▶ _Task to complete_
Every line from the one holding "Write a LaTeX" through the one holding "(657,376) -- (n3);" should be returned exactly, both included; the pictures should not.

▶ _Information given_
>>>

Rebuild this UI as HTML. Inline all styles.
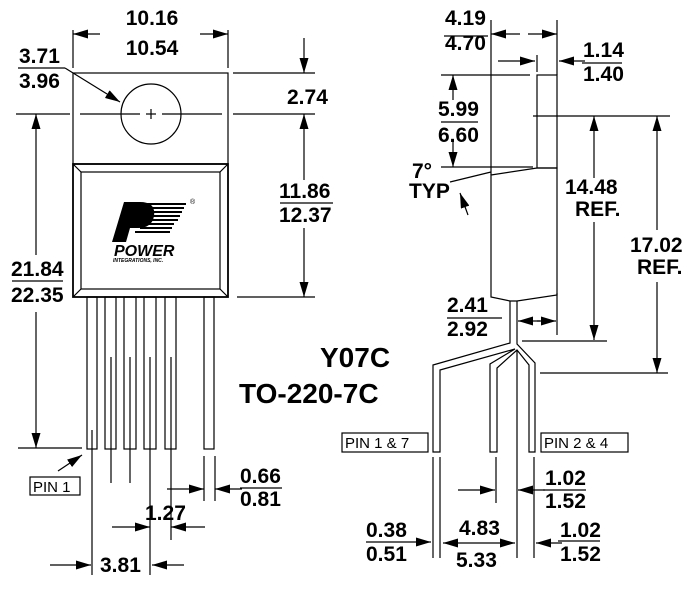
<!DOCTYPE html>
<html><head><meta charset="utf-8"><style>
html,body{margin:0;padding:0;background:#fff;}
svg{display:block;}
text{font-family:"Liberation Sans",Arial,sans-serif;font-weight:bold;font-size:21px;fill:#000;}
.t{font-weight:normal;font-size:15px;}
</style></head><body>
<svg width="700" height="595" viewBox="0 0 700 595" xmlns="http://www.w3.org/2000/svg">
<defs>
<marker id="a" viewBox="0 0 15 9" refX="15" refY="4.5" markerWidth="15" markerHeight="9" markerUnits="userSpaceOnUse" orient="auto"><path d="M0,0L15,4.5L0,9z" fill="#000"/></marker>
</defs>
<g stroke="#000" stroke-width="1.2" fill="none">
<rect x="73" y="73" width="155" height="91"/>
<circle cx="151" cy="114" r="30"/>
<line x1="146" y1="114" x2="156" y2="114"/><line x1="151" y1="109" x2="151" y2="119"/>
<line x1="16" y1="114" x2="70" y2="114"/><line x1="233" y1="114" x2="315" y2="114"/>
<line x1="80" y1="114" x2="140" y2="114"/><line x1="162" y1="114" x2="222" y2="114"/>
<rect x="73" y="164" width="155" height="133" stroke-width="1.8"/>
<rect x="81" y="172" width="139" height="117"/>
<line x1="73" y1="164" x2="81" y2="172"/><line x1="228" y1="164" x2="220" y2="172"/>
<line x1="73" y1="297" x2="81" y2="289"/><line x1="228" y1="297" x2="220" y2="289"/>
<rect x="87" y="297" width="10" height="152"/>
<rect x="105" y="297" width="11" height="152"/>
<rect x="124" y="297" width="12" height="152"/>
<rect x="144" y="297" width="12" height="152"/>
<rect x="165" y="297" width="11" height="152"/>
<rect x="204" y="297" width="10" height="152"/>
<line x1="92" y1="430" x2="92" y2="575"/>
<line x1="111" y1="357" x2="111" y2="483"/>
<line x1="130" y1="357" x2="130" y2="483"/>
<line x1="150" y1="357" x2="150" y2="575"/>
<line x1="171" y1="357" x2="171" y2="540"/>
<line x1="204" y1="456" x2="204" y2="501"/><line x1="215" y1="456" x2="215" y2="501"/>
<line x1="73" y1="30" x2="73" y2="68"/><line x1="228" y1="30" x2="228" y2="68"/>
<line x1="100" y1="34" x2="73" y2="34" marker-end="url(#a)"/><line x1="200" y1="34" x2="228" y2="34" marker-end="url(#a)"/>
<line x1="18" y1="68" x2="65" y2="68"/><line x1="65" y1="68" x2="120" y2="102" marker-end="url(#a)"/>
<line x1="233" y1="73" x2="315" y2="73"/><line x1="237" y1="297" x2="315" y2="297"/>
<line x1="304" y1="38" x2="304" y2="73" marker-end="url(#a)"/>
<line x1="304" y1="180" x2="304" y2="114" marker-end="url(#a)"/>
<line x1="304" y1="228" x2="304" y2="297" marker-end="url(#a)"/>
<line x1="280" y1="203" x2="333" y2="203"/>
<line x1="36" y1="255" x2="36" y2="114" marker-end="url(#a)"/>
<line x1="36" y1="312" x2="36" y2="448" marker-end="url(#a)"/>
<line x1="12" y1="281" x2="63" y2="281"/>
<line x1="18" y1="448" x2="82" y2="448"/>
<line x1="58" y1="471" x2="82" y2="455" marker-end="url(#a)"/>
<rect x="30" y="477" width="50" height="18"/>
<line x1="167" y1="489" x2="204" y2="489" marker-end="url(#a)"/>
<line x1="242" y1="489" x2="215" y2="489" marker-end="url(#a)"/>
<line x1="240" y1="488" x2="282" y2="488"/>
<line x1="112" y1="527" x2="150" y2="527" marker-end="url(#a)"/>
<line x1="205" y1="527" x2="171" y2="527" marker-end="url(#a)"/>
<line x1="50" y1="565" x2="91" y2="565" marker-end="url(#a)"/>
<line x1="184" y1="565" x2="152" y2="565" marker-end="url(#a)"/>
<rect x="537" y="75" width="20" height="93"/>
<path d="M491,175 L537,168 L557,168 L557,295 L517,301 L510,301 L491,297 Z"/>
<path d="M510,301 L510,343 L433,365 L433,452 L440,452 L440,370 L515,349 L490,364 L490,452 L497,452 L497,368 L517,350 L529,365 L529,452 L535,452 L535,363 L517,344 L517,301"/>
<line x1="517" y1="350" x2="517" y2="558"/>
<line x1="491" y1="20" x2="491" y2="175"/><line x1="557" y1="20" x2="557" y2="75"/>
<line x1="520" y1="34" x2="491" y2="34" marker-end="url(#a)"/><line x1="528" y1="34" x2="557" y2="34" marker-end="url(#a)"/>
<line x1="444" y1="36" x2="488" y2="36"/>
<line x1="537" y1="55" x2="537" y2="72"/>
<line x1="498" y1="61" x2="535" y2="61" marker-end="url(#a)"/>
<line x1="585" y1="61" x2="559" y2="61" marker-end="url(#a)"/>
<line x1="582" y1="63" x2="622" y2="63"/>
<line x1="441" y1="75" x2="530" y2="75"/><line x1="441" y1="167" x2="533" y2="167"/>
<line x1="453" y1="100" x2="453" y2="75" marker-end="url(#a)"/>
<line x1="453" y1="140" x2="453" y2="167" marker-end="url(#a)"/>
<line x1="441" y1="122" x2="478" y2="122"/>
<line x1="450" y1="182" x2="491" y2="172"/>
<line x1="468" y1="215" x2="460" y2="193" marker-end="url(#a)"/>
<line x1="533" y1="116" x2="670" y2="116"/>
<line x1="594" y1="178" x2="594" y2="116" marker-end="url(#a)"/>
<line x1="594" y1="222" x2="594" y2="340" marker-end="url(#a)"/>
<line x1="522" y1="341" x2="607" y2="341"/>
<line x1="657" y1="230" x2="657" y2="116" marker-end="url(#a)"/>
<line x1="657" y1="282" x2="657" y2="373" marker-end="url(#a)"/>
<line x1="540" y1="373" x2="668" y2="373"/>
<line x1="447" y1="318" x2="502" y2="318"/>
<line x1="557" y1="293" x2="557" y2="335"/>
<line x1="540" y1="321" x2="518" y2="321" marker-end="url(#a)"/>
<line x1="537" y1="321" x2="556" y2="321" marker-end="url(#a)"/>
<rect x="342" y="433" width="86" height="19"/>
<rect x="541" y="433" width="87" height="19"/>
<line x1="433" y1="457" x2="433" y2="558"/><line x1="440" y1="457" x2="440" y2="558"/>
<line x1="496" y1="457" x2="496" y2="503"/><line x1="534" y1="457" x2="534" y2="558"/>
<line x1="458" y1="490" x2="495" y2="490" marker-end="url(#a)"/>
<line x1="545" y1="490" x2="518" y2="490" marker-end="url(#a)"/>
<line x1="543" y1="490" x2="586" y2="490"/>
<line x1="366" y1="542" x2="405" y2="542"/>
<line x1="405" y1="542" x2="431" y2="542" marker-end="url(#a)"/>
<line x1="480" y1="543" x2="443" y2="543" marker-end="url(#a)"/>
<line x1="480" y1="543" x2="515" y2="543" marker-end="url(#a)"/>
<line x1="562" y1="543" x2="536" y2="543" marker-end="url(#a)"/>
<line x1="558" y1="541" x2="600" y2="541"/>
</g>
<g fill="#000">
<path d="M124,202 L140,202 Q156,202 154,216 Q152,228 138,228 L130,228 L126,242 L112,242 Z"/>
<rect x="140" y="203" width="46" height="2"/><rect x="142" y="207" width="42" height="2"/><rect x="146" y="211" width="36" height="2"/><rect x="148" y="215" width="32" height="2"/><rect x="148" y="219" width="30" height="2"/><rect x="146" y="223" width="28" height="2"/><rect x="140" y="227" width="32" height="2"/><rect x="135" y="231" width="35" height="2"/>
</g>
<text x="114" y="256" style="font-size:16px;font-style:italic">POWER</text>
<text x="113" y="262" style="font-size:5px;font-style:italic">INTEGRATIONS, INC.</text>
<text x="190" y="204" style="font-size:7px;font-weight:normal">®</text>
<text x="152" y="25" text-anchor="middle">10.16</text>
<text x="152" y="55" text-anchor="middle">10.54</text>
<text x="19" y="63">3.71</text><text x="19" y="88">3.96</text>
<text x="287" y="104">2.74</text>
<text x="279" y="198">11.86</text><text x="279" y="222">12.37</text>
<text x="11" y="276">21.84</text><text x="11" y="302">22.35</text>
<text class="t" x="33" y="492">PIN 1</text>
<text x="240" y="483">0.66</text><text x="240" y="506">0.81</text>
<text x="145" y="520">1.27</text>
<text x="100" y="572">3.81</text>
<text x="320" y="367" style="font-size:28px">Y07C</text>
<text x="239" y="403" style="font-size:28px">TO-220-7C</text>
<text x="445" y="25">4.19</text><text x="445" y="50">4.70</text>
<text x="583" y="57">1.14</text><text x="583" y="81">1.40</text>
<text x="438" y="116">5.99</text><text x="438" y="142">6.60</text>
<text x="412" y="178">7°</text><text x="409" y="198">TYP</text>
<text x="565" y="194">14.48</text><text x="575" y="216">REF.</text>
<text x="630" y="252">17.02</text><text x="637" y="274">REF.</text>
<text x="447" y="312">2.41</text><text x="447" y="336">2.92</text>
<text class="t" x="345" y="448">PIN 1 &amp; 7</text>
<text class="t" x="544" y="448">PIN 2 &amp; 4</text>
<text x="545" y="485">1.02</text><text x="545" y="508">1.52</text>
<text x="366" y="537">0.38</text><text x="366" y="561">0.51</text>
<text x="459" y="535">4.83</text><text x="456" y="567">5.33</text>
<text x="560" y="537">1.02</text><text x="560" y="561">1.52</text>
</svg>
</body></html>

<<<
>>>

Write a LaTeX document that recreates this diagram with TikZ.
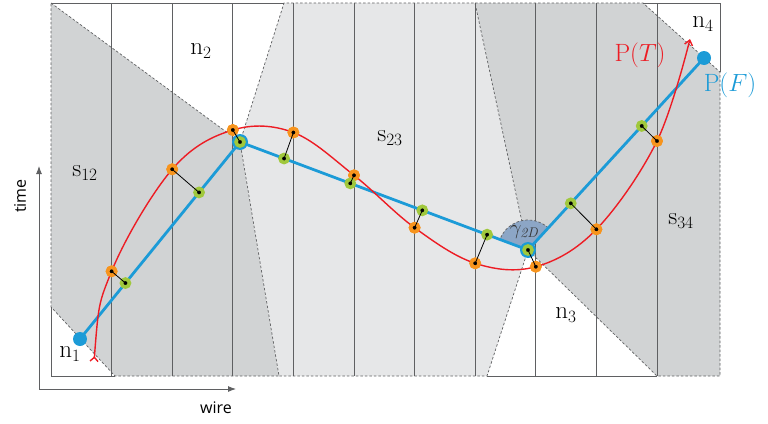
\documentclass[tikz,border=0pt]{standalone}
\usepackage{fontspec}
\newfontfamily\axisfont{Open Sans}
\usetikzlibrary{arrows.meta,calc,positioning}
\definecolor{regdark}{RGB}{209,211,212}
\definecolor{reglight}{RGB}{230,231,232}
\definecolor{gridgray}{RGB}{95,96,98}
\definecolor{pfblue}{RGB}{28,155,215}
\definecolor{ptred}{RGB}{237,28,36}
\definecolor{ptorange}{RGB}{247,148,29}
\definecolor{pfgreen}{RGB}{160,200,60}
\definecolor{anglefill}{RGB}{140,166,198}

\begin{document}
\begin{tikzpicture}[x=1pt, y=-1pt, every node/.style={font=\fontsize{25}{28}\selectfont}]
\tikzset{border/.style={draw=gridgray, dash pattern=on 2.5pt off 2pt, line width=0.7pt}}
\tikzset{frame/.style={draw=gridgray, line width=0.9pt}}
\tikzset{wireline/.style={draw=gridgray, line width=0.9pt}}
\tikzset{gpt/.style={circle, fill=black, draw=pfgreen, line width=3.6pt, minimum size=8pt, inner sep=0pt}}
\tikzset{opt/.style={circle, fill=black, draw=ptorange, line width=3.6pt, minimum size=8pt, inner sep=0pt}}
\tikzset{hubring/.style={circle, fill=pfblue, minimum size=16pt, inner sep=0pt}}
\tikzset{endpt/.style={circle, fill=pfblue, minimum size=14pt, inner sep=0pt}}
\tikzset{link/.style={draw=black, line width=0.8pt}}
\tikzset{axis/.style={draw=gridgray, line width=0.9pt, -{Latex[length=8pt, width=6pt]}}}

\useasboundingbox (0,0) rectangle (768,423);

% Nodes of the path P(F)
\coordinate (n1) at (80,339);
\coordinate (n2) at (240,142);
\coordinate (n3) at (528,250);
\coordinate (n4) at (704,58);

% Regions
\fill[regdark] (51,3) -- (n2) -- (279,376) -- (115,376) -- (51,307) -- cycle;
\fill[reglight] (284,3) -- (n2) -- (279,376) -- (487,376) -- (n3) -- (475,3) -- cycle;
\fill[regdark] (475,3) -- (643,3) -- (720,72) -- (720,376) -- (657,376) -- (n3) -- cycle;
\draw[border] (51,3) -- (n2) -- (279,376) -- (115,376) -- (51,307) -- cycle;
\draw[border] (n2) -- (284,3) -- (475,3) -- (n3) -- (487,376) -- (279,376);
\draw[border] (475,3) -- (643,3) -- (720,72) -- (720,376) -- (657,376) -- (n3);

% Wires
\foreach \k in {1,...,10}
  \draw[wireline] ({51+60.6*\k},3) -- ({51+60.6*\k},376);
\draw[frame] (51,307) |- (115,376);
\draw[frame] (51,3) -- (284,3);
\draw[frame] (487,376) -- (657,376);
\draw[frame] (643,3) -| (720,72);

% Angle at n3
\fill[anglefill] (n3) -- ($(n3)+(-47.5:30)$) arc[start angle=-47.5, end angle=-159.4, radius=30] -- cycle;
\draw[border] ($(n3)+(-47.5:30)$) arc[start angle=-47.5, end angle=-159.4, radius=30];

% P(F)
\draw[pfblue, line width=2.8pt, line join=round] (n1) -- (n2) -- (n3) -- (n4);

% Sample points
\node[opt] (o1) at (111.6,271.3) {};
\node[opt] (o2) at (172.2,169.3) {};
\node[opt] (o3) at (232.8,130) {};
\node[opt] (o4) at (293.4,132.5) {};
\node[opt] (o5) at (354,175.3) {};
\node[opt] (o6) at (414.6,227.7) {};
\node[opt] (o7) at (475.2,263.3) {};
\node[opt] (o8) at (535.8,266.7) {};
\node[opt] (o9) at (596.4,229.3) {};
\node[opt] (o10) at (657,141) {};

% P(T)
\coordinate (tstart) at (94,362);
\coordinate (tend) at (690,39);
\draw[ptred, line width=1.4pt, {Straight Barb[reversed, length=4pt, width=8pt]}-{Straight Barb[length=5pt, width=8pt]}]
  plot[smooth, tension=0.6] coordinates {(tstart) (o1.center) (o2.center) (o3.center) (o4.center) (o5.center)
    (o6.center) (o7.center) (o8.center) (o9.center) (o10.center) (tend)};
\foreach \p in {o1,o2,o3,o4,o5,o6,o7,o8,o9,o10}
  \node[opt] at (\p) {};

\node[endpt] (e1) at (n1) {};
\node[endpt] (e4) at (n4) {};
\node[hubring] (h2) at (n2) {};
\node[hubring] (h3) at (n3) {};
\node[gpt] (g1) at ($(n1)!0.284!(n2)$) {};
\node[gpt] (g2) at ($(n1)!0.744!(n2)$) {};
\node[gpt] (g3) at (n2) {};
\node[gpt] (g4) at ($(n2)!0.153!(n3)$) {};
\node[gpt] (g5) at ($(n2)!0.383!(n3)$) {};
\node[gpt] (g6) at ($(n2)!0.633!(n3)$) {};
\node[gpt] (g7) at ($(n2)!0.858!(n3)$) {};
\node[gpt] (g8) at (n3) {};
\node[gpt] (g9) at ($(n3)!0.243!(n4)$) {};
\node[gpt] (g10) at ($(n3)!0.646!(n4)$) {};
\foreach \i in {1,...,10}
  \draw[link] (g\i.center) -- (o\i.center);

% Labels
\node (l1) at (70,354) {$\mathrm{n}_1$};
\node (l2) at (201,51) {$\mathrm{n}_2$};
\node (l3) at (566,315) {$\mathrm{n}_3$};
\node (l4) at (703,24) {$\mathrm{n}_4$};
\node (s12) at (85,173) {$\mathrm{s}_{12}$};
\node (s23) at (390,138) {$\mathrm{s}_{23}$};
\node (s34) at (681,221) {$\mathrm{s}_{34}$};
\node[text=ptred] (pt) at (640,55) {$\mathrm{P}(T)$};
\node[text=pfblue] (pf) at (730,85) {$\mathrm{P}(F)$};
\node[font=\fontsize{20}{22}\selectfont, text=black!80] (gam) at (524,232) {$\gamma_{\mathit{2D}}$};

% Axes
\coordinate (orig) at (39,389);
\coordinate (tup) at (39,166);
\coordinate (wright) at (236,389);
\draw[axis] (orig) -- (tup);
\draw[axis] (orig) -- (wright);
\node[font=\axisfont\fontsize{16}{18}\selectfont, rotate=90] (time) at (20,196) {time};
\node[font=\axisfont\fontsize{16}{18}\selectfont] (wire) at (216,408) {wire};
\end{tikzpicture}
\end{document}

<<<
>>>

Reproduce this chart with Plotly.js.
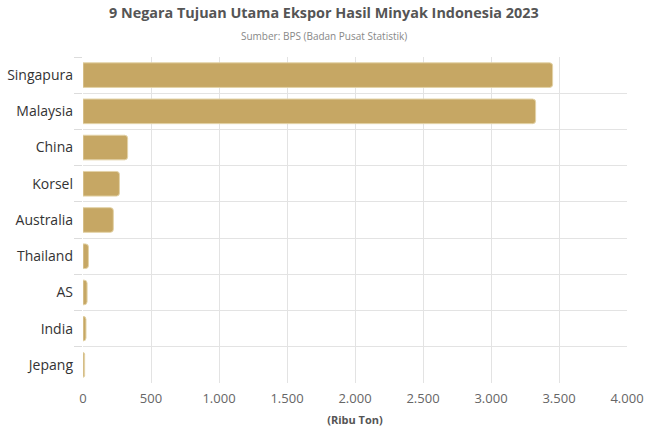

<<<

▶ _Output below_
Write a LaTeX document that recreates this diagram with TikZ.
\documentclass[tikz,border=0pt]{standalone}
\usepackage{fontspec}
\newfontfamily\axisfont{Open Sans}
\usetikzlibrary{arrows.meta,calc,positioning}
\definecolor{regdark}{RGB}{209,211,212}
\definecolor{reglight}{RGB}{230,231,232}
\definecolor{gridgray}{RGB}{95,96,98}
\definecolor{pfblue}{RGB}{28,155,215}
\definecolor{ptred}{RGB}{237,28,36}
\definecolor{ptorange}{RGB}{247,148,29}
\definecolor{pfgreen}{RGB}{160,200,60}
\definecolor{anglefill}{RGB}{140,166,198}

\begin{document}
\begin{tikzpicture}[x=1pt, y=-1pt, every node/.style={font=\fontsize{25}{28}\selectfont}]
\tikzset{border/.style={draw=gridgray, dash pattern=on 2.5pt off 2pt, line width=0.7pt}}
\tikzset{frame/.style={draw=gridgray, line width=0.9pt}}
\tikzset{wireline/.style={draw=gridgray, line width=0.9pt}}
\tikzset{gpt/.style={circle, fill=black, draw=pfgreen, line width=3.6pt, minimum size=8pt, inner sep=0pt}}
\tikzset{opt/.style={circle, fill=black, draw=ptorange, line width=3.6pt, minimum size=8pt, inner sep=0pt}}
\tikzset{hubring/.style={circle, fill=pfblue, minimum size=16pt, inner sep=0pt}}
\tikzset{endpt/.style={circle, fill=pfblue, minimum size=14pt, inner sep=0pt}}
\tikzset{link/.style={draw=black, line width=0.8pt}}
\tikzset{axis/.style={draw=gridgray, line width=0.9pt, -{Latex[length=8pt, width=6pt]}}}

\useasboundingbox (0,0) rectangle (768,423);

% Nodes of the path P(F)
\coordinate (n1) at (80,339);
\coordinate (n2) at (240,142);
\coordinate (n3) at (528,250);
\coordinate (n4) at (704,58);

% Regions
\fill[regdark] (51,3) -- (n2) -- (279,376) -- (115,376) -- (51,307) -- cycle;
\fill[reglight] (284,3) -- (n2) -- (279,376) -- (487,376) -- (n3) -- (475,3) -- cycle;
\fill[regdark] (475,3) -- (643,3) -- (720,72) -- (720,376) -- (657,376) -- (n3) -- cycle;
\draw[border] (51,3) -- (n2) -- (279,376) -- (115,376) -- (51,307) -- cycle;
\draw[border] (n2) -- (284,3) -- (475,3) -- (n3) -- (487,376) -- (279,376);
\draw[border] (475,3) -- (643,3) -- (720,72) -- (720,376) -- (657,376) -- (n3);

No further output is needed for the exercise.